Tal como adelantaban sin excepción las encuestas, Brasil ha puesto su futuro en manos de Jair Bolsonaro, un admirador de la dictadura militar. A lomos del hartazgo social por los casos de corrupción en todas partes y una economía estancada, quien hasta ahora no pasaba de ser un diputado por Río de Janeiro sin mayor relieve llega al despacho del palacio de Planalto arropado por una mezcla heteróclita de clases medias urbanas, electores decepcionados con la izquierda y poderosos herederos del régimen de los generales (1964-1985), más el apoyo nada disimulado de los grandes grupos de comunicación y los discípulos brasileños de la escuela de Chicago. En la práctica, un sopicaldo de neoliberalismo, nacionalismo estentóreo y grandes dosis de recetas y prejuicios de la extrema derecha. Puede decirse que Brasil ya tiene su remedo de Donald Trump.

Frente a la decepción y a la sorpresa de quienes no acaban de creerse que la opción mayoritaria de los ciudadanos haya sido esta, muchos de ellos víctimas de las vesanias de la dictadura, se ha impuesto una suerte de realismo político primario que solo desea que se desatasque el país, sin que importe demasiado quién sea el desatascador. Frente a cuantos entienden que Fernando Haddad, el candidato del Partido de los Trabajadores (PT), estaba en condiciones de sanear el Estado sin poner en riesgo los valores democráticos, han sido mayoría cuantos ven en todo vínculo con el pasado una herencia inasumible, sea esta la del PT de Lula da Silva y Dilma Rousseff o del conservadurismo al que pertenece Michel Temer, el jefe de Estado saliente.

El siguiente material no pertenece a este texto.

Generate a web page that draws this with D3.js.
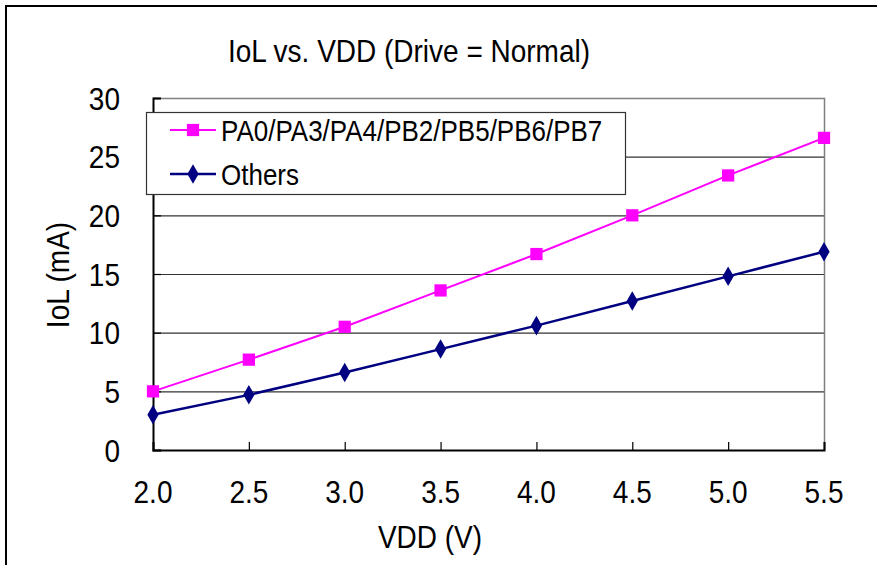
<html>
<head>
<script src="https://d3js.org/d3.v7.min.js"></script>
<style>
  body { margin: 0; background: #fff; }
  text { font-family: "Liberation Sans", Arial, sans-serif; fill: #000; }
</style>
</head>
<body>
<script>
// data
var vdd = [2.0, 2.5, 3.0, 3.5, 4.0, 4.5, 5.0, 5.5];
var pinsA = [5.0, 7.7, 10.5, 13.6, 16.7, 20.0, 23.4, 26.6];   // PA0/PA3/PA4/PB2/PB5/PB6/PB7
var others = [3.0, 4.7, 6.6, 8.6, 10.6, 12.7, 14.8, 16.9];
var yTicks = [0, 5, 10, 15, 20, 25, 30];
var seriesNames = ["PA0/PA3/PA4/PB2/PB5/PB6/PB7", "Others"];

var W = 877, H = 565;
var pLeft = 153, pRight = 824, pTop = 98, pBottom = 450;
var stretch = 1.15;   // the original font is a bit taller than Arial

var svg = d3.select("body").append("svg").attr("width", W).attr("height", H);

// outer frame (runs off the right and bottom edge)
svg.append("rect").attr("x", 6).attr("y", 6).attr("width", 900).attr("height", 600)
   .attr("fill", "#fff").attr("stroke", "#000").attr("stroke-width", 2);

var x = d3.scaleLinear().domain([2.0, 5.5]).range([pLeft, pRight]);
var y = d3.scaleLinear().domain([0, 30]).range([pBottom, pTop]);

function label(px, py, str, size, anchor, rot) {
  return svg.append("text")
    .attr("transform", "translate(" + px + "," + py + ")" + (rot ? " rotate(" + rot + ")" : "") + " scale(1," + stretch + ")")
    .attr("text-anchor", anchor || "middle")
    .style("font-size", size + "px").text(str);
}

// grid lines
svg.append("g").selectAll("line").data(yTicks.slice(1, -1)).enter().append("line")
   .attr("x1", pLeft).attr("x2", pRight)
   .attr("y1", function(d) { return y(d) + 0.5; }).attr("y2", function(d) { return y(d) + 0.5; })
   .attr("stroke", "#333").attr("stroke-width", 1.2);

// plot frame top and right
svg.append("path").attr("d", "M" + pLeft + "," + (pTop + 0.5) + "H" + (pRight + 0.5) + "V" + pBottom)
   .attr("fill", "none").attr("stroke", "#808080").attr("stroke-width", 1.5);

// axes (tick marks point inward, labels drawn separately)
var xAxis = d3.axisBottom(x).tickValues(vdd).tickSize(-8).tickFormat("");
var gx = svg.append("g").attr("transform", "translate(0," + pBottom + ")").call(xAxis);
var yAxis = d3.axisLeft(y).tickValues(yTicks).tickSize(-8).tickFormat("");
var gy = svg.append("g").attr("transform", "translate(" + pLeft + ",0)").call(yAxis);
[gx, gy].forEach(function(g) {
  g.select(".domain").attr("stroke", "#000").attr("stroke-width", 2);
  g.selectAll(".tick line").attr("stroke", "#000").attr("stroke-width", 1.2);
});

vdd.forEach(function(v) { label(x(v), 503, d3.format(".1f")(v), 28); });
yTicks.forEach(function(v) { label(120, y(v) + 11.5, v, 28, "end"); });

// series lines
var line = d3.line().x(function(d, i) { return x(vdd[i]); }).y(function(d) { return y(d); });
svg.append("path").datum(pinsA).attr("d", line).attr("fill", "none").attr("stroke", "#FF00FF").attr("stroke-width", 2);
svg.append("path").datum(others).attr("d", line).attr("fill", "none").attr("stroke", "#000080").attr("stroke-width", 2.5);

var sq = d3.symbol().type(d3.symbolSquare).size(150);
var dia = d3.symbol().type(d3.symbolDiamond).size(110);
svg.append("g").selectAll("path").data(pinsA).enter().append("path")
   .attr("d", sq).attr("fill", "#FF00FF")
   .attr("transform", function(d, i) { return "translate(" + x(vdd[i]) + "," + y(d) + ")"; });
svg.append("g").selectAll("path").data(others).enter().append("path")
   .attr("d", dia).attr("fill", "#000080")
   .attr("transform", function(d, i) { return "translate(" + x(vdd[i]) + "," + y(d) + ")"; });

// legend
svg.append("rect").attr("x", 146.5).attr("y", 112.5).attr("width", 479).attr("height", 82)
  .attr("fill", "#fff").attr("stroke", "#333").attr("stroke-width", 1.2);
var lcol = ["#FF00FF", "#000080"], lsym = [sq, dia], lw = [2, 2.5];
seriesNames.forEach(function(name, i) {
  var cy = 130 + i * 44;
  svg.append("line").attr("x1", 170).attr("x2", 216).attr("y1", cy).attr("y2", cy)
    .attr("stroke", lcol[i]).attr("stroke-width", lw[i]);
  svg.append("path").attr("d", lsym[i]).attr("fill", lcol[i]).attr("transform", "translate(193," + cy + ")");
  label(221, cy + 11, name, 26, "start");
});

// titles
label(409, 62, "IoL vs. VDD (Drive = Normal)", 28);
label(430, 548, "VDD (V)", 28);
label(69, 275, "IoL (mA)", 28, "middle", -90);
</script>
</body>
</html>
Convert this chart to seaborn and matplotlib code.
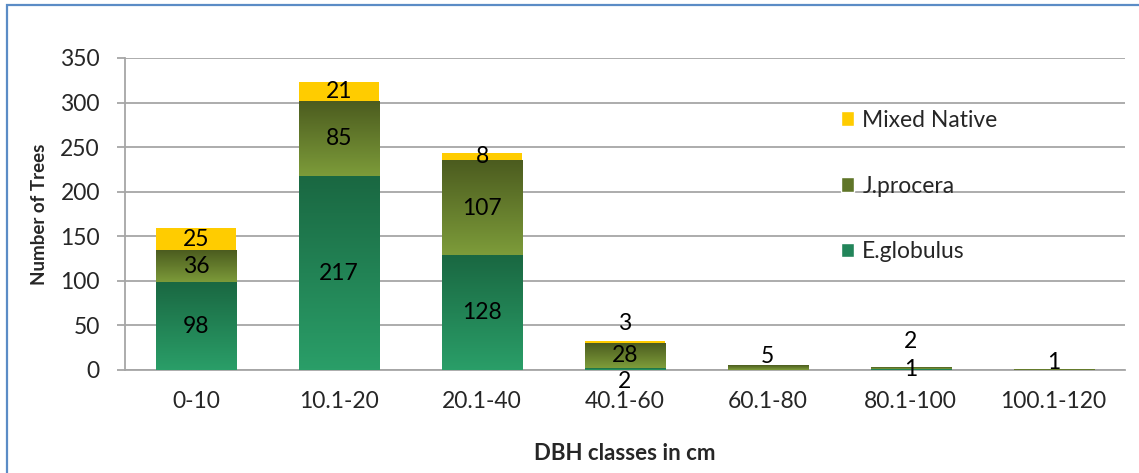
import numpy as np
import pandas as pd
import matplotlib
matplotlib.use("Agg")
import matplotlib.pyplot as plt
import seaborn as sns
from matplotlib.colors import LinearSegmentedColormap
from matplotlib.patches import Rectangle, Patch

# DBH class counts per species group
dbh_classes = ["0-10", "10.1-20", "20.1-40", "40.1-60", "60.1-80", "80.1-100", "100.1-120"]
e_globulus = [98, 217, 128, 2, 0, 1, 0]
j_procera = [36, 85, 107, 28, 5, 2, 1]
mixed_native = [25, 21, 8, 3, 0, 0, 0]

sns.set_theme(style="white")
plt.rcParams["font.family"] = ["Lato", "DejaVu Sans"]

fig = plt.figure(figsize=(11.39, 4.73), dpi=100)
ax = fig.add_axes([0.1097, 0.2178, 0.878, 0.6596])

df = pd.DataFrame({
    "dbh": dbh_classes,
    "E.globulus": e_globulus,
    "J.procera": j_procera,
    "Mixed Native": mixed_native,
})
df["lvl1"] = df["E.globulus"]
df["lvl2"] = df["lvl1"] + df["J.procera"]
df["lvl3"] = df["lvl2"] + df["Mixed Native"]

bar_w = 0.56
# stacked look: draw cumulative totals from tallest to shortest
sns.barplot(data=df, x="dbh", y="lvl3", order=dbh_classes, color="#ffcc00",
            width=bar_w, saturation=1, ax=ax, zorder=2, linewidth=0)
sns.barplot(data=df, x="dbh", y="lvl2", order=dbh_classes, color="#6b8430",
            width=bar_w, saturation=1, ax=ax, zorder=3, linewidth=0)
sns.barplot(data=df, x="dbh", y="lvl1", order=dbh_classes, color="#238a57",
            width=bar_w, saturation=1, ax=ax, zorder=4, linewidth=0)

n = len(dbh_classes)
patches = ax.patches
layers = {"Mixed Native": patches[0:n], "J.procera": patches[n:2 * n], "E.globulus": patches[2 * n:3 * n]}

grad_e = LinearSegmentedColormap.from_list("eg", ["#2a9e68", "#1a6842"])
grad_j = LinearSegmentedColormap.from_list("jp", ["#7d9c3a", "#4c5c1f"])
grad_img = np.linspace(0, 1, 64).reshape(-1, 1)

def shade(patch, lower, cmap, z):
    x0 = patch.get_x()
    w = patch.get_width()
    top = patch.get_height()
    if top - lower <= 0:
        return
    ax.imshow(grad_img, cmap=cmap, origin="lower", aspect="auto",
              extent=[x0, x0 + w, lower, top], zorder=z, interpolation="bilinear")

for i in range(n):
    shade(layers["J.procera"][i], df["lvl1"][i], grad_j, 3.5)
    shade(layers["E.globulus"][i], 0, grad_e, 4.5)

# segment value labels (offsets in points for very thin segments)
nudges = {
    (3, "E.globulus"): -9, (3, "J.procera"): 0, (3, "Mixed Native"): 13,
    (4, "J.procera"): 8, (5, "E.globulus"): 0, (5, "J.procera"): 19,
    (6, "J.procera"): 5,
}
for i in range(n):
    lower = 0
    for name in ["E.globulus", "J.procera", "Mixed Native"]:
        v = df[name][i]
        if v > 0:
            ax.annotate(str(v), (i, lower + v / 2), xytext=(0, nudges.get((i, name), 0)),
                        textcoords="offset points", ha="center", va="center",
                        fontsize=16.5, color="black", zorder=10)
        lower += v

ax.set_xlim(-0.5, n - 0.5)
ax.set_ylim(0, 350)
ax.set_yticks(range(0, 351, 50))
ax.yaxis.grid(True, color="#a6a6a6", linewidth=1.3, zorder=0)
ax.set_axisbelow(True)
for s in ["top", "right"]:
    ax.spines[s].set_visible(False)
ax.spines["left"].set_color("#a6a6a6")
ax.spines["bottom"].set_color("#a6a6a6")
ax.spines["left"].set_linewidth(1.3)
ax.spines["bottom"].set_linewidth(1.3)
ax.tick_params(axis="y", left=True, length=6, width=1.3, color="#a6a6a6",
               labelsize=16.5, pad=12)
ax.tick_params(axis="x", bottom=False, labelsize=16.5, pad=9)
ax.set_xlabel("DBH classes in cm", fontsize=16, fontweight="bold")
ax.set_ylabel("Number of Trees", fontsize=13.5, fontweight="bold")
ax.xaxis.set_label_coords(0.5, -0.235)
ax.yaxis.set_label_coords(-0.077, 0.5)

handles = [Patch(facecolor="#ffcc00", label="Mixed Native"),
           Patch(facecolor="#5f7528", label="J.procera"),
           Patch(facecolor="#22855a", label="E.globulus")]
ax.legend(handles=handles, loc="upper left", bbox_to_anchor=(0.695, 0.9),
          frameon=False, fontsize=16.5, labelspacing=1.95, handlelength=0.6,
          handleheight=0.6, handletextpad=0.35)

# outer frame around the chart
fig.patches.append(Rectangle((0.006, -0.02), 1.1, 1.009, transform=fig.transFigure,
                             fill=False, edgecolor="#5b8cc6", linewidth=1.6))

fig.savefig("out.png", dpi=100)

Poco han importado las sospechas acerca de los manejos de la derecha para neutralizar la figura de Lula y de su sucesora. Poco han pesado en la reacción de los electores los riesgos inherentes a otorgar el poder ejecutivo a Bolsonaro. Lo que ha decantado la votación ha sido la necesidad imperiosa de los brasileños de liquidar el pasado mediante una catarsis colectiva sin que preocupe demasiado el perfil del demiurgo que debe hacerla posible.

Así las cosas, no está de más la advertencia del presidente del Tribunal Supremo Federal: el futuro presidente deberá ser respetuoso con la Constitución, el pluralismo y el funcionamiento de las instituciones. Una obviedad que, sin embargo, se antoja muy alejada de las inquietudes del ganador.